L'homme et le monstre
Le spectateur se surprend à applaudir la scène finale au cours de laquelle le camion monstrueux explose enfin, libérant le héros et le public de ce cauchemardesque poursuivant. « Road movie » d’un genre très particulier tourné en peu de temps, avec un petit budget et un matériel léger, Duel contourne ces handicaps par un découpage savant, à base de multi-angularités et de jeux sur les avant-plans qui deviendront les marques de fabrique de Spielberg. Il est d’ailleurs intéressant de constater que le découpage des séquences où la voiture est prise en chasse par le poids lourd sera repris presque à l’identique dans Jurassic Park au moment où le tyrannosaure course la jeep. Car l’efficacité des cadrages et du montage ne dépend ni du budget, ni de l’époque. C’est une valeur sûre universelle. L’affiche de Duel transfigure d’ailleurs l’image du camion jusqu’à lui donner les allures d’un dinosaure carnassier, sosie du tyrannosaure du poster de Jurassic Park.

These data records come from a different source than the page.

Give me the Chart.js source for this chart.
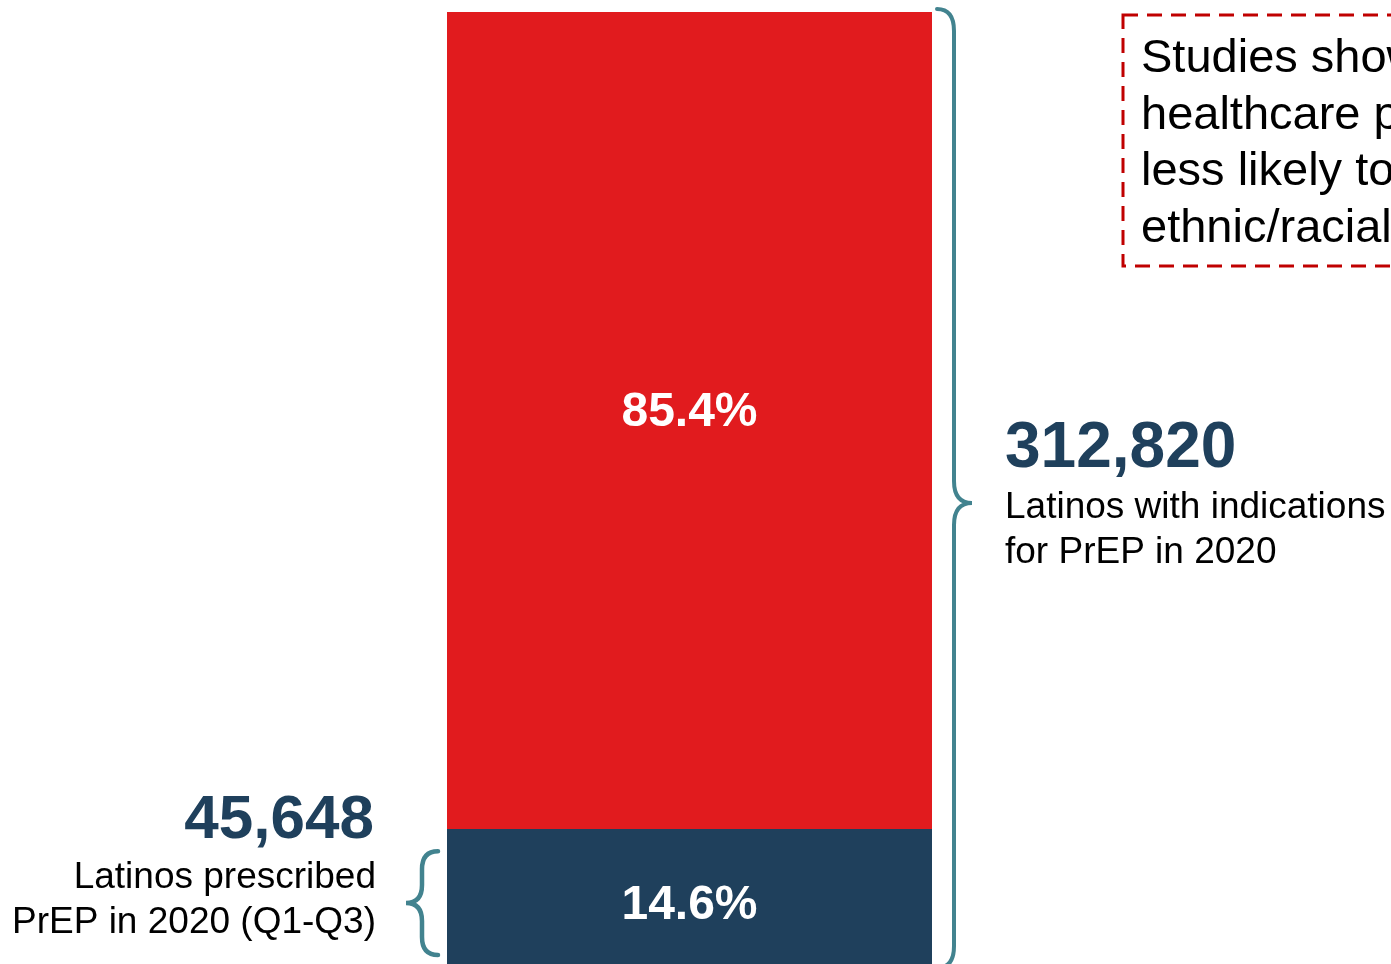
<!DOCTYPE html>
<html>
<head>
<meta charset="utf-8">
<title>PrEP entre Latinos</title>
<script src="https://cdn.jsdelivr.net/npm/chart.js@4"></script>
<style>
  html, body { margin: 0; padding: 0; background: #fff; overflow: hidden; }
  #wrap { width: 1391px; height: 964px; overflow: hidden; }
</style>
</head>
<body>
<div id="wrap"><canvas id="prep-chart" width="1391" height="969"></canvas></div>
<script>
// Dados
const categories = ['Latinos com indicação de PrEP'];
const prescribedPct = [14.6];
const notPrescribedPct = [85.4];
const prescribedCount = ['45,648'];
const indicatedCount = ['312,820'];
const prescribedLines = ['Latinos prescribed', 'PrEP in 2020 (Q1-Q3)'];
const indicatedLines = ['Latinos with indications', 'for PrEP in 2020'];
const noteLines = ['Studies show that', 'healthcare providers are', 'less likely to prescribe PrEP to', 'ethnic/racial minorities'];

// Cores
const RED = '#E11B1E';
const NAVY = '#1F405C';
const TEAL = '#42838F';
const FONT = '"Liberation Sans", Arial, Helvetica, sans-serif';

// Desenhar chave
function drawBrace(ctx, xEnd, xMid, xTip, y1, ym, y2, r) {
  ctx.beginPath();
  ctx.moveTo(xEnd, y1);
  ctx.quadraticCurveTo(xMid, y1, xMid, y1 + r);
  ctx.lineTo(xMid, ym - r);
  ctx.quadraticCurveTo(xMid, ym, xTip, ym);
  ctx.quadraticCurveTo(xMid, ym, xMid, ym + r);
  ctx.lineTo(xMid, y2 - r);
  ctx.quadraticCurveTo(xMid, y2, xEnd, y2);
  ctx.stroke();
}

// Plugin de anotações
const annotations = {
  id: 'annotations',
  afterDatasetsDraw(chart) {
    const ctx = chart.ctx;
    const y = chart.scales.y;
    const area = chart.chartArea;

    // Rótulos percentuais dentro das barras
    ctx.save();
    ctx.fillStyle = '#fff';
    ctx.font = 'bold 48px ' + FONT;
    ctx.textAlign = 'center';
    ctx.textBaseline = 'alphabetic';
    chart.data.datasets.forEach((ds, i) => {
      const bar = chart.getDatasetMeta(i).data[0];
      ctx.fillText(ds.data[0].toFixed(1) + '%', bar.x, i === 0 ? 919 : 426);
    });
    ctx.restore();

    // Chaves
    ctx.save();
    ctx.strokeStyle = TEAL;
    ctx.lineWidth = 4;
    ctx.lineCap = 'round';
    const split = y.getPixelForValue(prescribedPct[0]);
    drawBrace(ctx, area.right + 5, area.right + 22, area.right + 40, area.top - 3, 503, 968, 22);
    ctx.lineWidth = 4.5;
    drawBrace(ctx, area.left - 9, area.left - 25, area.left - 41, split + 22, 903, y.getPixelForValue(0) - 14, 18);
    ctx.restore();

    // Textos das chaves
    ctx.save();
    ctx.fillStyle = NAVY;
    ctx.font = 'bold 64px ' + FONT;
    ctx.textAlign = 'left';
    ctx.fillText(indicatedCount[0], 1005, 467);
    ctx.textAlign = 'right';
    ctx.font = 'bold 62px ' + FONT;
    ctx.fillText(prescribedCount[0], 374, 838);
    ctx.fillStyle = '#000';
    ctx.font = '37px ' + FONT;
    ctx.textAlign = 'left';
    indicatedLines.forEach((t, i) => ctx.fillText(t, 1005, 518 + i * 45));
    ctx.textAlign = 'right';
    prescribedLines.forEach((t, i) => ctx.fillText(t, 376, 888 + i * 45));
    ctx.restore();

    // Caixa tracejada
    ctx.save();
    ctx.strokeStyle = '#C00000';
    ctx.lineWidth = 3;
    ctx.setLineDash([15, 9]);
    ctx.strokeRect(1123, 15, 500, 251);
    ctx.fillStyle = '#000';
    ctx.font = '47px ' + FONT;
    ctx.textAlign = 'left';
    noteLines.forEach((t, i) => ctx.fillText(t, 1141, 72 + i * 56.5));
    ctx.restore();
  }
};

const ctx = document.getElementById('prep-chart').getContext('2d');
new Chart(ctx, {
  type: 'bar',
  data: {
    labels: categories,
    datasets: [
      { label: 'Prescribed', data: prescribedPct, backgroundColor: NAVY, borderWidth: 0 },
      { label: 'Not prescribed', data: notPrescribedPct, backgroundColor: RED, borderWidth: 0 }
    ]
  },
  options: {
    responsive: false,
    animation: false,
    layout: { padding: { left: 447, right: 459, top: 12, bottom: 0 } },
    datasets: { bar: { barPercentage: 1, categoryPercentage: 1 } },
    plugins: { legend: { display: false }, tooltip: { enabled: false } },
    scales: {
      x: { stacked: true, display: false },
      y: { stacked: true, display: false, min: 0, max: 100 }
    }
  },
  plugins: [annotations]
});
</script>
</body>
</html>
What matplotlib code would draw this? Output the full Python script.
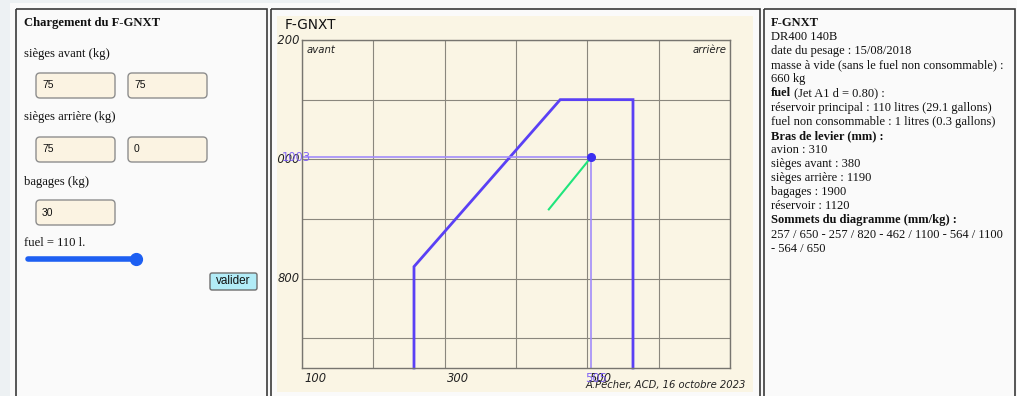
import numpy as np
import matplotlib.pyplot as plt
import matplotlib as mpl
from matplotlib.patches import Rectangle, FancyBboxPatch
from matplotlib.transforms import offset_copy

# envelope of the DR400 (cg mm / mass kg)
env_cg = [257, 257, 462, 564, 564]
env_mass = [650, 820, 1100, 1100, 650]
# loaded and zero fuel points
cg_loaded, mass_loaded = 505, 1003
cg_nofuel, mass_nofuel = 446, 916
x_ticks = [100, 200, 300, 400, 500, 600, 700]
y_ticks = [700, 800, 900, 1000, 1100, 1200]
x_labels = [100, 300, 500]
y_labels = [800, 1000, 1200]

# form values
form_labels = ['sièges avant (kg)', 'sièges arrière (kg)', 'bagages (kg)']
form_values = [['75', '75'], ['75', '0'], ['30']]
fuel_litres = 110

# (bold part, regular part)
info_lines = [
    ('F-GNXT', ''),
    ('', 'DR400 140B'),
    ('', 'date du pesage : 15/08/2018'),
    ('', 'masse à vide (sans le fuel non consommable) :'),
    ('', '660 kg'),
    ('fuel', ' (Jet A1 d = 0.80) :'),
    ('', 'réservoir principal : 110 litres (29.1 gallons)'),
    ('', 'fuel non consommable : 1 litres (0.3 gallons)'),
    ('Bras de levier (mm) :', ''),
    ('', 'avion : 310'),
    ('', 'sièges avant : 380'),
    ('', 'sièges arrière : 1190'),
    ('', 'bagages : 1900'),
    ('', 'réservoir : 1120'),
    ('Sommets du diagramme (mm/kg) :', ''),
    ('', '257 / 650 - 257 / 820 - 462 / 1100 - 564 / 1100'),
    ('', '- 564 / 650'),
]

W, H = 1017, 396
fig = plt.figure(figsize=(W / 100, H / 100), dpi=100)
fig.patch.set_facecolor('#fafafa')

# page layer in pixel coords
ui = fig.add_axes([0, 0, 1, 1], zorder=0)
ui.set_xlim(0, W)
ui.set_ylim(H, 0)
ui.axis('off')
ui.add_patch(Rectangle((0, 0), 10, H, color='#edf1f3', lw=0))
ui.add_patch(Rectangle((0, 0), 340, 3, color='#edf1f3', lw=0))
for x0, x1 in [(16, 267), (271, 760), (764, 1015)]:
    ui.add_patch(Rectangle((x0, 9), x1 - x0, 400, fill=False, ec='#3a3a3a', lw=1.2))

serif = 'Liberation Serif'
ui.text(24, 23, 'Chargement du F-GNXT', family=serif, weight='bold', fontsize=9.1,
        va='center', color='#111')
rows_y = [54, 117, 182]
box_y = [73, 137, 200]
for lab, ly, by, vals in zip(form_labels, rows_y, box_y, form_values):
    ui.text(24, ly, lab, family=serif, fontsize=9.1, va='center', color='#111')
    for k, v in enumerate(vals):
        bx = 36 + k * 92
        ui.add_patch(FancyBboxPatch((bx, by), 79, 25, boxstyle='round,pad=0,rounding_size=4',
                                    fc='#fbf3e2', ec='#8e8e8e', lw=1.0))
        ui.text(bx + 6, by + 12.5, v, family='Liberation Sans', fontsize=7.5, va='center',
                color='#111')
ui.text(24, 243, f'fuel = {fuel_litres} l.', family=serif, fontsize=9.1, va='center',
        color='#111')
ui.plot([28, 136], [259, 259], color='#1d5ff2', lw=4, solid_capstyle='round')
ui.plot(136, 259, 'o', color='#1d5ff2', ms=8.5)
ui.add_patch(FancyBboxPatch((210, 273), 47, 17, boxstyle='round,pad=0,rounding_size=2',
                            fc='#b2ecf7', ec='#6e6e6e', lw=1.0))
ui.text(233.5, 281.5, 'valider', family='Liberation Sans', fontsize=8.5, ha='center',
        va='center', color='#111')

for i, (bold, reg) in enumerate(info_lines):
    y = 26 + i * 14.1
    if bold:
        t = ui.text(771, y, bold, family=serif, weight='bold', fontsize=9.0, va='baseline',
                    color='#111')
        if reg:
            ui.annotate(reg, xy=(1, 0), xycoords=t, ha='left', va='bottom', family=serif,
                        fontsize=9.0, color='#111')
    else:
        ui.text(771, y, reg, family=serif, fontsize=9.0, va='baseline', color='#111')

# canvas
cv = fig.add_axes([277 / W, 1 - 392 / H, 476 / W, 376 / H], zorder=1)
cv.set_facecolor('#faf5e4')
cv.set_xticks([])
cv.set_yticks([])
for s in cv.spines.values():
    s.set_visible(False)

# chart
ax = fig.add_axes([302 / W, 1 - 368 / H, 428 / W, 328 / H], zorder=2)
ax.patch.set_alpha(0)
ax.set_xlim(100, 700)
ax.set_ylim(650, 1200)
ax.set_xticks(x_ticks)
ax.set_yticks(y_ticks)
ax.tick_params(length=0, labelbottom=False, labelleft=False)
ax.grid(True, color='#8a877d', lw=0.8)
for s in ax.spines.values():
    s.set_color('#77756f')
    s.set_linewidth(1.0)

ax.plot(env_cg, env_mass, color='#5a40f5', lw=2.0, solid_joinstyle='miter', clip_on=False)
ax.plot([100, cg_loaded], [mass_loaded, mass_loaded], color='#a28cfa', lw=1.2)
ax.plot([cg_loaded, cg_loaded], [mass_loaded, 650], color='#a28cfa', lw=1.2)
ax.plot([cg_nofuel, cg_loaded], [mass_nofuel, mass_loaded], color='#1fe57c', lw=1.5)
ax.plot(cg_loaded, mass_loaded, 'o', color='#3b2ff0', ms=5.5)

tick_font = dict(family='DejaVu Sans', style='italic', fontsize=8.3, color='#222')
for xv in x_labels:
    ax.text(xv, 650, str(xv), transform=offset_copy(ax.transData, fig, x=2, y=-4, units='dots'),
            ha='left', va='top', **tick_font)
for yv in y_labels:
    t = ax.text(100, yv, str(yv), transform=offset_copy(ax.transData, fig, x=-2, y=0, units='dots'),
                ha='right', va='center', clip_on=True, **tick_font)
    t.set_clip_box(cv.bbox)
ax.text(cg_loaded, 650, str(cg_loaded), transform=offset_copy(ax.transData, fig, x=-6, y=-4, units='dots'),
        ha='left', va='top', family='DejaVu Sans', fontsize=8.3, color='#7a5cf7', alpha=0.9)
ax.text(100, mass_loaded, str(mass_loaded), transform=offset_copy(ax.transData, fig, x=-20, y=0, units='dots'),
        ha='left', va='center', family='DejaVu Sans', fontsize=8.3, color='#7a5cf7', alpha=0.9)

ax.text(0.01, 0.985, 'avant', transform=ax.transAxes, ha='left', va='top', family='DejaVu Sans',
        style='italic', fontsize=7.3, color='#222')
ax.text(0.992, 0.985, 'arrière', transform=ax.transAxes, ha='right', va='top', family='DejaVu Sans',
        style='italic', fontsize=7.3, color='#222')
cv.text(0.017, (392 - 25) / 376, 'F-GNXT', transform=cv.transAxes, ha='left', va='center',
        family='DejaVu Sans', fontsize=9.8, color='#111')
cv.text(0.985, 0.005, 'A.Pêcher, ACD, 16 octobre 2023', transform=cv.transAxes, ha='right',
        va='bottom', family='DejaVu Sans', style='italic', fontsize=7.2, color='#222')

fig.savefig('out.png', dpi=100, facecolor=fig.get_facecolor())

Prémonition ou suite dans les idées ? A la base, Duel est un téléfilm exemplaire que bon nombre de productions conçues pour le grand écran devraient prendre pour modèle, tant sa mise en scène et son art de la capture de l’intérêt sont savamment maîtrisés. Il connaîtra d’ailleurs les honneurs d’une sortie en salle en Europe, suite à un remontage et à l’ajout de quelques scènes additionnelles.
(1) Propos recueillis par votre serviteur en janvier 2012.